┌──

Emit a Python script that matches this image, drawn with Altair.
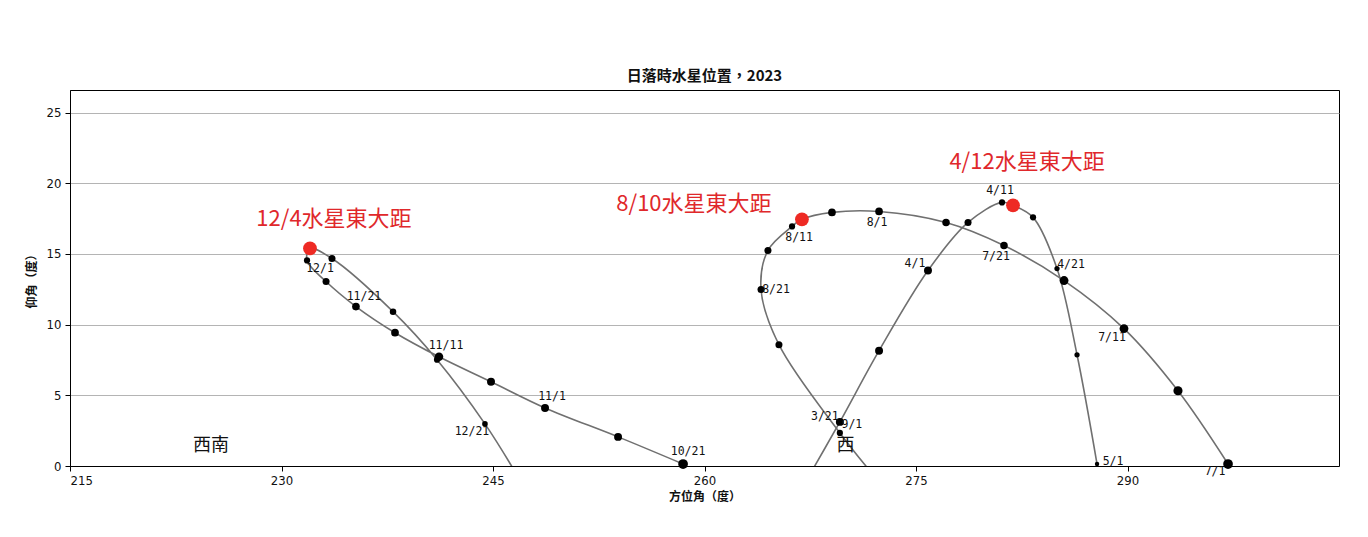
import altair as alt
import pandas as pd

# Mercury's position above the western horizon at sunset, 2023 (5-day steps).
# Each evening apparition is one curve; the greatest-elongation date sits in its sequence.
spring_dates = ["3/16", "3/21", "3/26", "4/1", "4/6", "4/11", "4/12", "4/16", "4/21", "4/26", "5/1"]
spring_az = [266.84, 269.60, 272.38, 275.85, 278.69, 281.10, 281.88, 283.30, 285.00, 286.42, 287.84]
spring_alt = [-1.70, 3.12, 8.16, 13.83, 17.23, 18.65, 18.44, 17.59, 13.97, 7.87, 0.14]
spring_mag = [0.5, 0.7, 0.7, 0.7, 1.7, 2.5, 2.5, 2.5, 3.3, 3.3, 3.9]

summer_dates = ["7/1", "7/6", "7/11", "7/16", "7/21", "7/26", "8/1", "8/6", "8/10", "8/11",
                "8/16", "8/21", "8/26", "9/1", "9/6"]
summer_az = [297.13, 293.58, 289.75, 285.50, 281.24, 277.13, 272.38, 269.04, 266.91, 266.21,
             264.50, 264.01, 265.28, 269.60, 272.45]
summer_alt = [0.14, 5.32, 9.72, 13.12, 15.60, 17.23, 18.01, 17.94, 17.45, 16.95,
              15.25, 12.48, 8.58, 2.34, -1.21]
summer_mag = [-1.6, -0.8, -0.4, -0.4, 1.2, 1.2, 1.0, 1.0, 2.5, 2.5, 1.7, 1.7, 1.7, 2.5, 3.0]

winter_dates = ["10/21", "10/26", "11/1", "11/6", "11/11", "11/16", "11/21", "11/26", "12/1",
                "12/4", "12/6", "12/11", "12/16", "12/21", "12/26"]
winter_az = [258.48, 253.87, 248.69, 244.86, 241.17, 238.05, 235.28, 233.16, 231.81,
             232.02, 233.58, 237.91, 241.03, 244.43, 246.91]
winter_alt = [0.14, 2.06, 4.11, 5.96, 7.73, 9.43, 11.28, 13.05, 14.54,
              15.39, 14.68, 10.92, 7.52, 2.98, -0.99]
winter_mag = [-1.6, 0.7, 0.7, 0.7, 0.0, 1.0, 1.0, 1.7, 2.5, 2.5, 1.7, 2.2, 2.5, 3.0, 3.5]

# Greatest eastern elongations
event_dates = ["12/4", "8/10", "4/12"]
event_text = ["12/4水星東大距", "8/10水星東大距", "4/12水星東大距"]

# Compass directions along the horizon
dir_text = ["西南", "西"]
dir_az = [225.0, 270.0]
dir_alt = [1.45, 1.45]

x_ticks = [215, 230, 245, 260, 275, 290]
y_ticks = [0, 5, 10, 15, 20, 25]

rows = []
for seg, (ds, azs, alts, mags) in enumerate([
    (spring_dates, spring_az, spring_alt, spring_mag),
    (summer_dates, summer_az, summer_alt, summer_mag),
    (winter_dates, winter_az, winter_alt, winter_mag),
]):
    for i, (d, a, h, m) in enumerate(zip(ds, azs, alts, mags)):
        rows.append({"seg": seg, "seq": i, "date": d, "az": a, "alt": h, "mag": m,
                     "event": d in event_dates})
path = pd.DataFrame(rows)

ev = path[path["event"]].set_index("date").loc[event_dates].reset_index()
ev["text"] = event_text

dirs = pd.DataFrame({"text": dir_text, "az": dir_az, "alt": dir_alt})

# where each date label sits relative to its dot (pixels)
label_nudge = {
    "12/1": (13, 9), "11/21": (8, -10), "11/11": (7, -11), "12/21": (-13, 8),
    "11/1": (7, -11), "10/21": (5, -12), "8/11": (7, 12), "8/1": (-2, 12),
    "8/21": (15, 0), "4/1": (-13, -7), "3/21": (-15, -5), "9/1": (12, -8),
    "4/11": (-2, -11), "7/21": (-8, 12), "4/21": (14, -4), "7/11": (-12, 9),
    "5/1": (16, -2), "7/1": (-13, 8),
}
# where each elongation caption sits relative to its red dot (pixels)
event_nudge = {"12/4": (24, -29), "8/10": (-108, -15), "4/12": (14, -43)}

tick_font = "Liberation Sans Narrow, DejaVu Sans Condensed, sans-serif"
cjk_font = "Noto Sans CJK TC"

x_enc = alt.X("az:Q",
              scale=alt.Scale(domain=[215, 305], nice=False, zero=False),
              axis=alt.Axis(values=x_ticks, title="方位角（度）", grid=False))
y_enc = alt.Y("alt:Q",
              scale=alt.Scale(domain=[0, 26.6], nice=False, zero=False),
              axis=alt.Axis(values=y_ticks, title="仰角（度）", grid=True))

base = alt.Chart(path)

lines = base.mark_line(color="#707070", strokeWidth=1.6, interpolate="catmull-rom",
                       clip=True).encode(
    x=x_enc, y=y_enc, detail="seg:N", order="seq:Q")

dots = base.transform_filter(
    "!datum.event && datum.alt >= 0"
).mark_circle(color="black", opacity=1).encode(
    x=x_enc, y=y_enc,
    size=alt.Size("mag:Q", scale=alt.Scale(domain=[-2, 4], range=[100, 18]), legend=None))

red = alt.Chart(ev).mark_circle(color="#ee2a24", opacity=1, size=190).encode(x=x_enc, y=y_enc)

layers = [lines, dots, red]

for d, (dx, dy) in label_nudge.items():
    layers.append(
        base.transform_filter(alt.datum.date == d).mark_text(
            dx=dx, dy=dy, font="DejaVu Sans Mono", fontSize=11.5, color="#111111",
            align="center", baseline="middle"
        ).encode(x=x_enc, y=y_enc, text="date:N"))

for d, (dx, dy) in event_nudge.items():
    layers.append(
        alt.Chart(ev).transform_filter(alt.datum.date == d).mark_text(
            dx=dx, dy=dy, font=cjk_font, fontSize=22, color="#e0282b",
            align="center", baseline="middle"
        ).encode(x=x_enc, y=y_enc, text="text:N"))

layers.append(
    alt.Chart(dirs).mark_text(font=cjk_font, fontSize=18, color="#111111",
                              align="center", baseline="middle").encode(
        x=x_enc, y=y_enc, text="text:N"))

chart = alt.layer(*layers).properties(
    width=1269, height=376,
    title=alt.Title("日落時水星位置，2023", font=cjk_font, fontSize=15, fontWeight="bold",
                    color="#111111", offset=6),
    autosize=alt.AutoSizeParams(type="none"),
    padding={"left": 70, "top": 90, "right": 29, "bottom": 71},
    background="white",
).configure_view(
    stroke="black", strokeWidth=1
).configure_axis(
    domainColor="black", tickColor="black", tickSize=5,
    labelFont=tick_font, labelFontSize=13, labelColor="#111111",
    titleFont=cjk_font, titleFontSize=12, titleFontWeight="bold", titleColor="#111111",
    gridColor="#b4b4b4", gridWidth=1,
).configure_axisX(
    labelPadding=3, titlePadding=4
).configure_axisY(
    labelPadding=4, titlePadding=8
)

chart.save("out.html", embed_options={"renderer": "svg", "actions": False})
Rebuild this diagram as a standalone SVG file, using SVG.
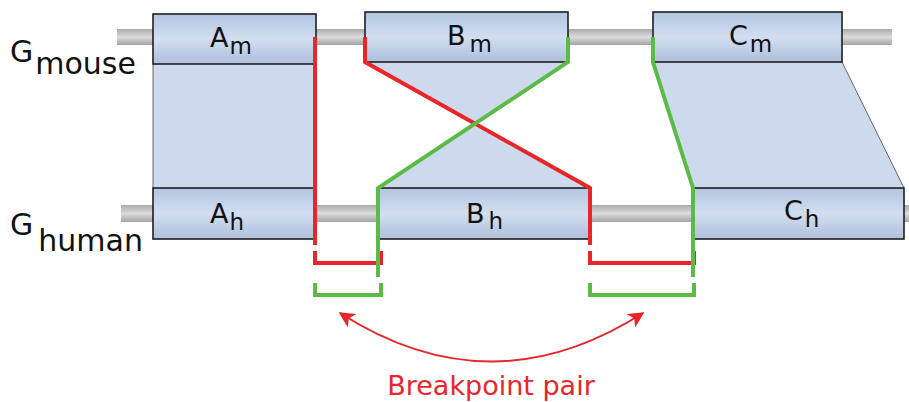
<svg xmlns="http://www.w3.org/2000/svg" width="909" height="402" viewBox="0 0 909 402">
<defs>
<linearGradient id="gBox" x1="0" y1="0" x2="0" y2="1">
<stop offset="0" stop-color="#b2c5e2"/>
<stop offset="0.5" stop-color="#d2def0"/>
<stop offset="1" stop-color="#aebfdc"/>
</linearGradient>
<linearGradient id="gBar" x1="0" y1="0" x2="0" y2="1">
<stop offset="0" stop-color="#a9a9a9"/>
<stop offset="0.5" stop-color="#dcdcdc"/>
<stop offset="1" stop-color="#a4a4a4"/>
</linearGradient>
<marker id="ah" viewBox="0 0 10 10" refX="9" refY="5" markerWidth="8" markerHeight="8" orient="auto-start-reverse" markerUnits="strokeWidth">
<path d="M0 0 L10 5 L0 10 L2.5 5 Z" fill="#e8262a"/>
</marker>
</defs>
<style>
.bar{fill:url(#gBar)}
.box{fill:url(#gBox);stroke:#1e1e1e;stroke-width:1.6}
.band{fill:#cddaee}
.edge{stroke:#666;stroke-width:1;fill:none}
.lbl{font-family:"DejaVu Sans",sans-serif;font-size:27px;fill:#111}
.sub{font-size:23px}
.gname{font-family:"DejaVu Sans",sans-serif;font-size:30px;fill:#111}
.gsub{font-size:30px}
.red{stroke:#e8262a;stroke-width:4;fill:none}
.green{stroke:#5cba47;stroke-width:4;fill:none}
</style>
<g id="tracks">
<rect class="bar" x="117" y="29" width="775" height="16"/>
<rect class="bar" x="121" y="205" width="788" height="17"/>
</g>
<g id="synteny">
<rect class="band" x="153" y="64" width="163" height="124"/>
<line class="edge" x1="153" y1="64" x2="153" y2="188"/>
<polygon class="band" points="365,62 568,62 473,125"/>
<polygon class="band" points="473,125 378,188 590,188"/>
<polygon class="band" points="653,62 842,62 904,188 693,188"/>
<line class="edge" x1="842" y1="62" x2="904" y2="188"/>
</g>
<g id="Am">
<rect class="box" x="153" y="14" width="163" height="50"/>
<text class="lbl" x="210" y="47">A<tspan class="sub" dx="1" dy="7">m</tspan></text>
</g>
<g id="Bm">
<rect class="box" x="365" y="12" width="203" height="50"/>
<text class="lbl" x="447" y="45">B<tspan class="sub" dx="4" dy="7">m</tspan></text>
</g>
<g id="Cm">
<rect class="box" x="653" y="12" width="189" height="50"/>
<text class="lbl" x="729" y="45">C<tspan class="sub" dx="2" dy="7">m</tspan></text>
</g>
<g id="Ah">
<rect class="box" x="153" y="188" width="161" height="51"/>
<text class="lbl" x="210" y="223">A<tspan class="sub" dx="1" dy="7">h</tspan></text>
</g>
<g id="Bh">
<rect class="box" x="378" y="188" width="212" height="51"/>
<text class="lbl" x="466" y="223">B<tspan class="sub" dx="4" dy="6">h</tspan></text>
</g>
<g id="Ch">
<rect class="box" x="693" y="188" width="211" height="51"/>
<text class="lbl" x="784" y="220">C<tspan class="sub" dx="2" dy="7">h</tspan></text>
</g>
<g id="Gmouse">
<text class="gname" x="10" y="62">G<tspan class="gsub" dx="2" dy="12">mouse</tspan></text>
</g>
<g id="Ghuman">
<text class="gname" x="10" y="235">G<tspan class="gsub" dx="5" dy="16">human</tspan></text>
</g>
<g id="connectors">
<path class="red" d="M315 37 V245"/>
<path class="red" d="M315 251 V263 H381 V251"/>
<path class="red" d="M365 37 V62 L590 188 V245"/>
<path class="red" d="M590 251 V263 H694 V251"/>
<path class="green" d="M568 37 V62 L378 188 V277"/>
<path class="green" d="M315 283 V295 H381 V283"/>
<path class="green" d="M653 37 V62 L693 188 V277"/>
<path class="green" d="M590 283 V295 H694 V283"/>
<path d="M340 313 Q491 410 643 313" stroke="#e8262a" stroke-width="2" fill="none" marker-start="url(#ah)" marker-end="url(#ah)"/>
</g>
<text x="491" y="395" text-anchor="middle" font-family="DejaVu Sans, sans-serif" font-size="27" fill="#e8262a">Breakpoint pair</text>
</svg>
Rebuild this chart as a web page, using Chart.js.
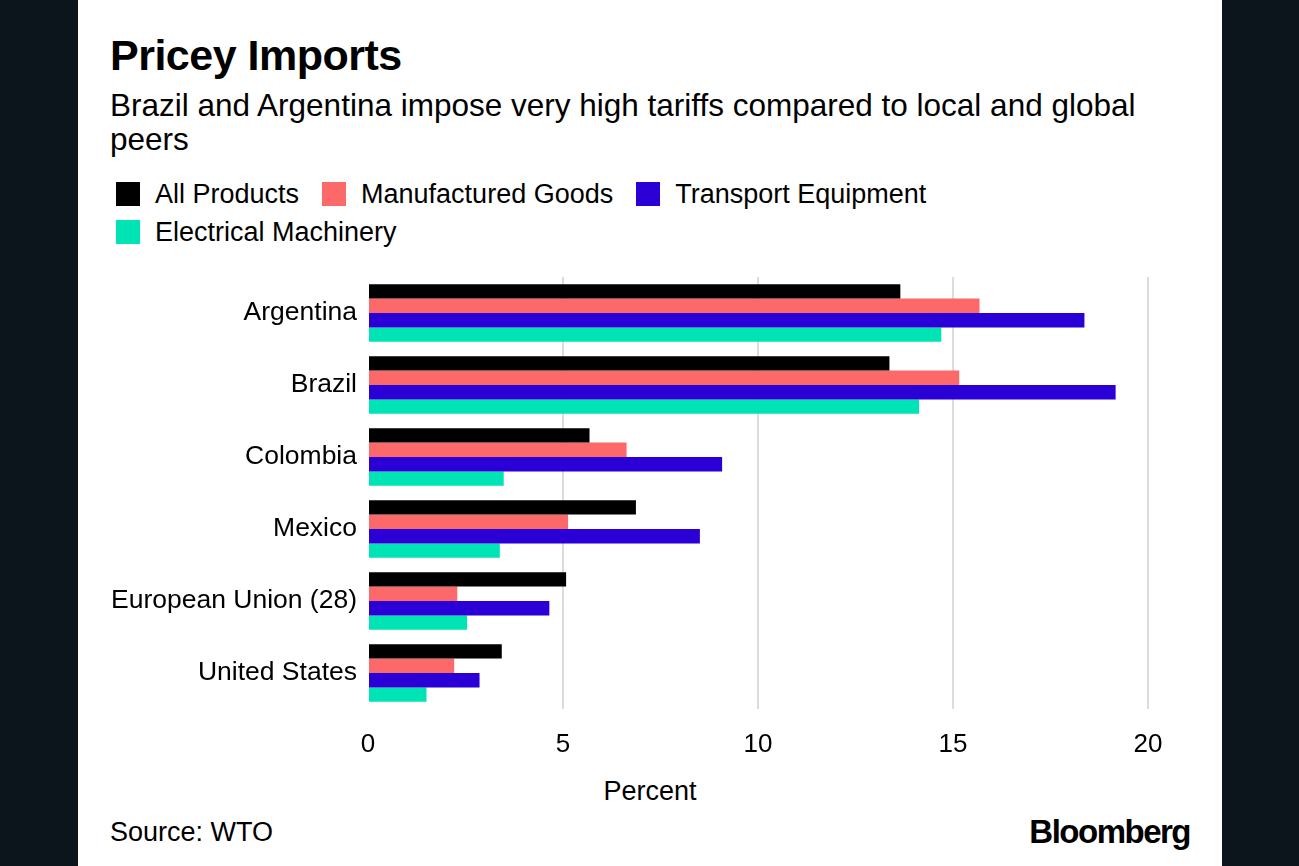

└──

All lines from the start of the entries above through the line containing "3.3, 3.3, 3.9]" are to be given again exactly; the pictures are not.

RESULT OF THE EXERCISE.
Emit a Python script that matches this image, drawn with Altair.
import altair as alt
import pandas as pd

# Mercury's position above the western horizon at sunset, 2023 (5-day steps).
# Each evening apparition is one curve; the greatest-elongation date sits in its sequence.
spring_dates = ["3/16", "3/21", "3/26", "4/1", "4/6", "4/11", "4/12", "4/16", "4/21", "4/26", "5/1"]
spring_az = [266.84, 269.60, 272.38, 275.85, 278.69, 281.10, 281.88, 283.30, 285.00, 286.42, 287.84]
spring_alt = [-1.70, 3.12, 8.16, 13.83, 17.23, 18.65, 18.44, 17.59, 13.97, 7.87, 0.14]
spring_mag = [0.5, 0.7, 0.7, 0.7, 1.7, 2.5, 2.5, 2.5, 3.3, 3.3, 3.9]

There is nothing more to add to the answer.